My brother’s childhood best friend, Jesse Johnson, the blonde-headed and funny face-making kid from up the street, passed away last week.

He was 26.

This is a hard one to wrap my brain around.
I know I’m not alone on that.

His memorial over the weekend was surreal. Surreal to be mourning the 26 year old that was gone, when I so distinctly remember him as the little kid up the street. I don’t know that I’d seen Jesse since him and my brother graduated high school.  Observing the memory boards with him and Garrett…from 5 year olds on bikes to teenagers on stage, starring in high school productions…it felt like swallowing a brick.  Surreal to be reunited with my younger siblings’ friends and old neighbors from “the hood” and realize that everyone didn’t stay 10 years old. Everyone is grown and half recognizable.  It made me feel even more shocked by everything.  And old.

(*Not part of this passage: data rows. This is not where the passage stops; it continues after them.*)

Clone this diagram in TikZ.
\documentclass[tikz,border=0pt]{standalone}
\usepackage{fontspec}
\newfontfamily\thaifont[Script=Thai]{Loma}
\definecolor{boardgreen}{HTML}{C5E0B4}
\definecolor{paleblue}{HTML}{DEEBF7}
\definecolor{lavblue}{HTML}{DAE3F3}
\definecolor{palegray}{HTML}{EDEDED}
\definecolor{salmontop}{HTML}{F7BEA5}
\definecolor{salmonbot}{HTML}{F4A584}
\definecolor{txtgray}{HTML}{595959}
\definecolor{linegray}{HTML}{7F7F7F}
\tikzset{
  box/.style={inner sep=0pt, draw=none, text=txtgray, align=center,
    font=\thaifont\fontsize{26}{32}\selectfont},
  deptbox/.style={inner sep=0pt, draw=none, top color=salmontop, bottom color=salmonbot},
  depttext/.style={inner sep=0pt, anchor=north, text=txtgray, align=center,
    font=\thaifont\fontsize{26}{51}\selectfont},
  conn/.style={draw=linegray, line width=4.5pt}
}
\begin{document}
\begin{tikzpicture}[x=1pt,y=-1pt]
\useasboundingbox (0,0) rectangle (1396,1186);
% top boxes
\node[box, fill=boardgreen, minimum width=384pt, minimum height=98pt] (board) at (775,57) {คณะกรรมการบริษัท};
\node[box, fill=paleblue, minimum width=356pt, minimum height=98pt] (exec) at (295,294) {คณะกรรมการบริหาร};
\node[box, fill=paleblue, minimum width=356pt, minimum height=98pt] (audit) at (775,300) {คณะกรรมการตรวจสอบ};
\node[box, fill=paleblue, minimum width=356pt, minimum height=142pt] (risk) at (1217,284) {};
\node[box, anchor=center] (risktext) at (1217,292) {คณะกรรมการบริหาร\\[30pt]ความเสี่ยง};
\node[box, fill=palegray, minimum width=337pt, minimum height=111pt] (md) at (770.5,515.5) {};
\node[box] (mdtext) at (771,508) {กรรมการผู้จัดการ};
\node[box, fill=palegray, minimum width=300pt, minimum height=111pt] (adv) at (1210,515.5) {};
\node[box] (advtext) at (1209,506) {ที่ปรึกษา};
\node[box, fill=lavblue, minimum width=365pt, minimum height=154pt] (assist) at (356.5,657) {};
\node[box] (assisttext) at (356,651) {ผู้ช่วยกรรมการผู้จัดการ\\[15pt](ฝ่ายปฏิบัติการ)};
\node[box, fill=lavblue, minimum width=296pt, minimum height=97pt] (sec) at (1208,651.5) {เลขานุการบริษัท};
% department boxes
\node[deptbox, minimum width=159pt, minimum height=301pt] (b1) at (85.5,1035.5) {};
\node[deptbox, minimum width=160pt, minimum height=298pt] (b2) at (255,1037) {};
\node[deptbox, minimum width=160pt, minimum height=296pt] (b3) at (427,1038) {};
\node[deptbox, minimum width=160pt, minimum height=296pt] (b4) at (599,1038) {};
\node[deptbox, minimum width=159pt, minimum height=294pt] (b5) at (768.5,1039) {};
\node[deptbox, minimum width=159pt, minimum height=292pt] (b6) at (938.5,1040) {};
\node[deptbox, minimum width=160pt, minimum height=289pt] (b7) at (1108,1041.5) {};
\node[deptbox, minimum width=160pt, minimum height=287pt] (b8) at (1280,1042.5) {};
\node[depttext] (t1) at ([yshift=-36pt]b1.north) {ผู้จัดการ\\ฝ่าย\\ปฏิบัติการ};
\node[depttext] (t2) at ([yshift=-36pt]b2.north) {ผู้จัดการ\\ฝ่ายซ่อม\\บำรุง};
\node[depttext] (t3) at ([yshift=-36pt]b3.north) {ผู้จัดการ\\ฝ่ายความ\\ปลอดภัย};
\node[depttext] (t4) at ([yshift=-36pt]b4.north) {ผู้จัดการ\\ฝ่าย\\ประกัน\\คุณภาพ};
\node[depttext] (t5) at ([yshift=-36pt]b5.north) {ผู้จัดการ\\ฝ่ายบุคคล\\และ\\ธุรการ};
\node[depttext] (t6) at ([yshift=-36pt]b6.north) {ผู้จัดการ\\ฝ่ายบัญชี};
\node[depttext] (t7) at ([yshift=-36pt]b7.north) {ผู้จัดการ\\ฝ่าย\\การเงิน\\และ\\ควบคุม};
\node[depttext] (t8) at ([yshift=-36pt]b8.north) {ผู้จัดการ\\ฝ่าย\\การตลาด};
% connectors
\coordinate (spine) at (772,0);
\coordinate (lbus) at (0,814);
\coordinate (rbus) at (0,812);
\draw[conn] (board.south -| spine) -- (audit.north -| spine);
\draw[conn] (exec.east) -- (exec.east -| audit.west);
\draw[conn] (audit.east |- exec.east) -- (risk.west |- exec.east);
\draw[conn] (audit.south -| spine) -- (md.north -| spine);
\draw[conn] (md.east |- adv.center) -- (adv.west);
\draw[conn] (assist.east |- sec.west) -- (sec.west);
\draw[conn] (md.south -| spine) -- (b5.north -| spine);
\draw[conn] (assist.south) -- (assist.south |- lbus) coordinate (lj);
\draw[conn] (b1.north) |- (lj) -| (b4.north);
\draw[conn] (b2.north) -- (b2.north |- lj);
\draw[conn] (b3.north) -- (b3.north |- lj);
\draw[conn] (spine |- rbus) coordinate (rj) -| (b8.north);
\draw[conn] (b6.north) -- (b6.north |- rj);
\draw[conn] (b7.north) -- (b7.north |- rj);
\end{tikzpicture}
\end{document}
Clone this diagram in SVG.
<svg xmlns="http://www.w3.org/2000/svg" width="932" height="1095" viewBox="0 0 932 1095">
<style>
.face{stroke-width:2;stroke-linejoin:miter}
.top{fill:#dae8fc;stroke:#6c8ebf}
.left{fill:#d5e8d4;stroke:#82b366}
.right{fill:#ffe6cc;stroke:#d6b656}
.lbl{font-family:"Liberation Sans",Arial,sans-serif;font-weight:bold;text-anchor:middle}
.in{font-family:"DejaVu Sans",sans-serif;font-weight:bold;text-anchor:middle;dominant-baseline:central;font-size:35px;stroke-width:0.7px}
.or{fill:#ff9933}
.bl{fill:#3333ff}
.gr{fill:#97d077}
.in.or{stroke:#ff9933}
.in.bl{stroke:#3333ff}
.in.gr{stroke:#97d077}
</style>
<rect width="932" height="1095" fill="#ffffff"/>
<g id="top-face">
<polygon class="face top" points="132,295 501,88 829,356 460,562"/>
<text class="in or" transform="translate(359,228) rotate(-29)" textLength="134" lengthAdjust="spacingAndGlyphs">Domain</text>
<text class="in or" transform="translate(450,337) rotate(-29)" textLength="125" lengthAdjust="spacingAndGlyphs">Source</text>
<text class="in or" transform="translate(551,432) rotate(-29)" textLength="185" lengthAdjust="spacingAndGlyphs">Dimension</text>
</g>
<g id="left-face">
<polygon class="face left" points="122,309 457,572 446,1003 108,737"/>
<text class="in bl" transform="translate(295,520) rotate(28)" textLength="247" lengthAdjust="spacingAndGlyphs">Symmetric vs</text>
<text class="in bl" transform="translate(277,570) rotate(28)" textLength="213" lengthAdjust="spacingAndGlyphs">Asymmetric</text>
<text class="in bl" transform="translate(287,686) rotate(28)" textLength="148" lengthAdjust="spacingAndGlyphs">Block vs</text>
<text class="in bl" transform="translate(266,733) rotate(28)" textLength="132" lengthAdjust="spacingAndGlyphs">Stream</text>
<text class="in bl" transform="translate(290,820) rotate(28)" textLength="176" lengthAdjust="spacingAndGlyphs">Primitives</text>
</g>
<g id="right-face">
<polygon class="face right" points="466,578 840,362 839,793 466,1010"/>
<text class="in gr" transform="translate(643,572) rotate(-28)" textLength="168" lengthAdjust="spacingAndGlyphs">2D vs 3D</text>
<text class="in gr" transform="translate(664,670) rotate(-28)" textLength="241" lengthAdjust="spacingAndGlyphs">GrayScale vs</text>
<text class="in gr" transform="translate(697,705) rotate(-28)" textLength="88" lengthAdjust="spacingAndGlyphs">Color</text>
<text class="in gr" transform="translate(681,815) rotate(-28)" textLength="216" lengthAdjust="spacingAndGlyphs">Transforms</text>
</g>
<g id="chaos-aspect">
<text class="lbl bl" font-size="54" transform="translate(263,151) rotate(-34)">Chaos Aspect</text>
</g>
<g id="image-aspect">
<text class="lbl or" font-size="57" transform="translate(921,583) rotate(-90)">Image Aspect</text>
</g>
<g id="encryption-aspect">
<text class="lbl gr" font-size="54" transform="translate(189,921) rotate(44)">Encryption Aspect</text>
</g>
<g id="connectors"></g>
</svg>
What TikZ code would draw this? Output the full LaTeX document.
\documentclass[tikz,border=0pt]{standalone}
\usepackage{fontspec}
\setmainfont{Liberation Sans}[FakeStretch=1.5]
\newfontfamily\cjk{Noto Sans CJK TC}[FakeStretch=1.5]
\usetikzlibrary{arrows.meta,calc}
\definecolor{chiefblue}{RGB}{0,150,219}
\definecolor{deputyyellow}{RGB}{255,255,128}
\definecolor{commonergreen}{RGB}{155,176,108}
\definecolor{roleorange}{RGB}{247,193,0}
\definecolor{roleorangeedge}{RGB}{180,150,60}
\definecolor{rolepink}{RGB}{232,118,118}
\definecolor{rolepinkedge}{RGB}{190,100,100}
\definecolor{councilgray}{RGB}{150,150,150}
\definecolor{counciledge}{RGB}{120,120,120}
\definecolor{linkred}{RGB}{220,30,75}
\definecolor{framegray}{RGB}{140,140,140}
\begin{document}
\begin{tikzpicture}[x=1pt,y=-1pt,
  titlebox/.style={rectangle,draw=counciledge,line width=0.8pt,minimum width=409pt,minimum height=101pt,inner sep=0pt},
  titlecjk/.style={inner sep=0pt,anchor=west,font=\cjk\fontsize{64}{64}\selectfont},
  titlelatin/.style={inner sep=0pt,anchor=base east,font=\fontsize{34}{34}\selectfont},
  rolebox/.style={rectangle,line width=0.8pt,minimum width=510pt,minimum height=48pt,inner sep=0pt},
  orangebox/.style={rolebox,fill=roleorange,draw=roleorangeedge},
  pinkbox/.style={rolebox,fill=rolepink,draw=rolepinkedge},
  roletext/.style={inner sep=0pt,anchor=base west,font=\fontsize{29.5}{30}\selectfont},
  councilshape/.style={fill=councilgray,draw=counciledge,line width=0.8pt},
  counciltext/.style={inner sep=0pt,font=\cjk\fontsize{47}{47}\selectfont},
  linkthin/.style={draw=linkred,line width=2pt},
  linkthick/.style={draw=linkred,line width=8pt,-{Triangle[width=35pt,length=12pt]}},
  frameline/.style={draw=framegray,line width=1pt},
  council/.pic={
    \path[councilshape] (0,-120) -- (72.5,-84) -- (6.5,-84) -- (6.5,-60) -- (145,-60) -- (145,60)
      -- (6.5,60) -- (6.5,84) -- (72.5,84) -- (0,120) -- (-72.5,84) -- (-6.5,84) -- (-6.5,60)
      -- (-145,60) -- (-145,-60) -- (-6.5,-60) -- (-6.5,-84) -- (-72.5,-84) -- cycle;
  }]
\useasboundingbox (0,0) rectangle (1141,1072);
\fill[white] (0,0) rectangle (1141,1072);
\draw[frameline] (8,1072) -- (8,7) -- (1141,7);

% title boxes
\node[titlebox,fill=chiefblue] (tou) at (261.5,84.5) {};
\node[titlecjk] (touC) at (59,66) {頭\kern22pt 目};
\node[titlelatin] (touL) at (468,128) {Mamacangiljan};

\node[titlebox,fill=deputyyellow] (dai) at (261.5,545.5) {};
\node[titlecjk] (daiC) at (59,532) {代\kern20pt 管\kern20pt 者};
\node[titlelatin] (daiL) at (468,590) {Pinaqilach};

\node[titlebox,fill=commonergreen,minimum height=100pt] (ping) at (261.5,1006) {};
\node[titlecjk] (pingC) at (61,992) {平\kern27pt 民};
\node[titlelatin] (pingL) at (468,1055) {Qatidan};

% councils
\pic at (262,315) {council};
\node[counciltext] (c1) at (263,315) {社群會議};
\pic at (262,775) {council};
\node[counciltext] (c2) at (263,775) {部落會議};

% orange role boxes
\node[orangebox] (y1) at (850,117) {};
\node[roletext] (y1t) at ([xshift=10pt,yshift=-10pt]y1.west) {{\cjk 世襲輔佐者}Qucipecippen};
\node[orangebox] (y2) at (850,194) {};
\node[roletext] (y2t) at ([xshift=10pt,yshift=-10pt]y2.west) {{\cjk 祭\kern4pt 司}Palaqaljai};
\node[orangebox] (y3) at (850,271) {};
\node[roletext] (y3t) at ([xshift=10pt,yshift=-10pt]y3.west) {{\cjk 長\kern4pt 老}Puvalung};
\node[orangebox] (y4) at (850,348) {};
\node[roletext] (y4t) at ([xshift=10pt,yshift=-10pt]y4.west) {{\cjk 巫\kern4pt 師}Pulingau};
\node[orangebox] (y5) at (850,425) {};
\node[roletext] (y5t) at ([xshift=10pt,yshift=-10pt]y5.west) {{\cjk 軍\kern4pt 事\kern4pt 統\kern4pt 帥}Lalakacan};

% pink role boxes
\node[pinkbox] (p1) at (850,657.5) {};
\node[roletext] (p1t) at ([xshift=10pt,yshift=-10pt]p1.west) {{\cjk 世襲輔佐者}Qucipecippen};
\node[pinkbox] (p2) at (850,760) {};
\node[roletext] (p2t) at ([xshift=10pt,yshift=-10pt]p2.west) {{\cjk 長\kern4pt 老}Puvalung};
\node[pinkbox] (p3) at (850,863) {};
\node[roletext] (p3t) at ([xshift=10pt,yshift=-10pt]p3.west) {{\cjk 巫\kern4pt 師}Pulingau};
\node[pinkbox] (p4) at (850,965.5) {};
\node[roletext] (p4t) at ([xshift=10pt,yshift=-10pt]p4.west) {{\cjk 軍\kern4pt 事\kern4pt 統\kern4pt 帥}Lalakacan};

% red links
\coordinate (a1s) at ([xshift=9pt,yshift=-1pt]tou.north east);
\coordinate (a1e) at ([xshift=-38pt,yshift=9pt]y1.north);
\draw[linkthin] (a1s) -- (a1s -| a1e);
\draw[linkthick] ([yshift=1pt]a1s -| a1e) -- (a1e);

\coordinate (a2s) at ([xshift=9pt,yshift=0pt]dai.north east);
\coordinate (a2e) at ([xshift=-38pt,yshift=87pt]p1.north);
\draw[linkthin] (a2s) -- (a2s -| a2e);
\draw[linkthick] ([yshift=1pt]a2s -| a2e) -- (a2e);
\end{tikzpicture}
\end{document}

I’ve cried for my brother, the one who “gets me” more than anyone in this world, and for whom I cannot muster up anything enlightening or comforting to say.  I cry for his childhood memories that are now bittersweet & for the guilt I know he feels for having lost touch with Jesse the last few years.  I cry for Jesse’s parents, because this is just unfathomable. His mom was a secretary at my middle school. I’ll never forget when my mother was sick with a vitamin deficiency and had to be hospitalized.  I kept having meltdowns in the middle of class and wanting to call my Grandma to get updates. I was 11 years old and could sense the other people in the office growing impatient with me leaving class just to use the office phone. But Jesse’s mom understood and let me use it every time. I’ll always remember that.  I cry for Jesse’s sister, Sam, and I pray to God on my hands and knees that I never have to feel what she’s feeling. I could not lose my sisters or my brother. I can’t even bring myself to imagine it.

I’m broken-hearted for the kid in us all that thought we would live forever.

As adults, we know better. We won’t live forever, but we still think we have time.

It’s truly ironic that one hour before I learned of Jesse’s passing, I was reading the day’s devotional from Jesus Calling about thankfulness.
“A thankful attitude opens windows of heaven. As you look up with a grateful heart. you get glimpses of Glory through those windows. You cannot yet live in heaven, but you can experience foretastes of your ultimate home.”

I then proceeded to write in my journal that morning about how there has been a lot of loss and illness to process this year, but that I was grateful. My exact words were…“I’m so thankful that I still have time to make it right.”

Those words make me ache right now.
The hundreds of cliché sayings about letting people know how you feel before it’s too late, chasing the dream, forgiving, living life to the fullest…it’s all true. We lived it so unapologetically as children, with our bravery/creativity/vulnerability fluctuating as we grew up into adults.

But here’s the thing… We were all that kid conquering dirt hills once. We just find our uphill climbs more exhausting than adventurous now.  But we couldn’t be who we are today without being the child version first.  jesse

If I can take one thing away from this tragic loss it’s this…

May we cherish not only the kid we used to be, but honor the kid that still lives in us.  Trust me, they’re still in there.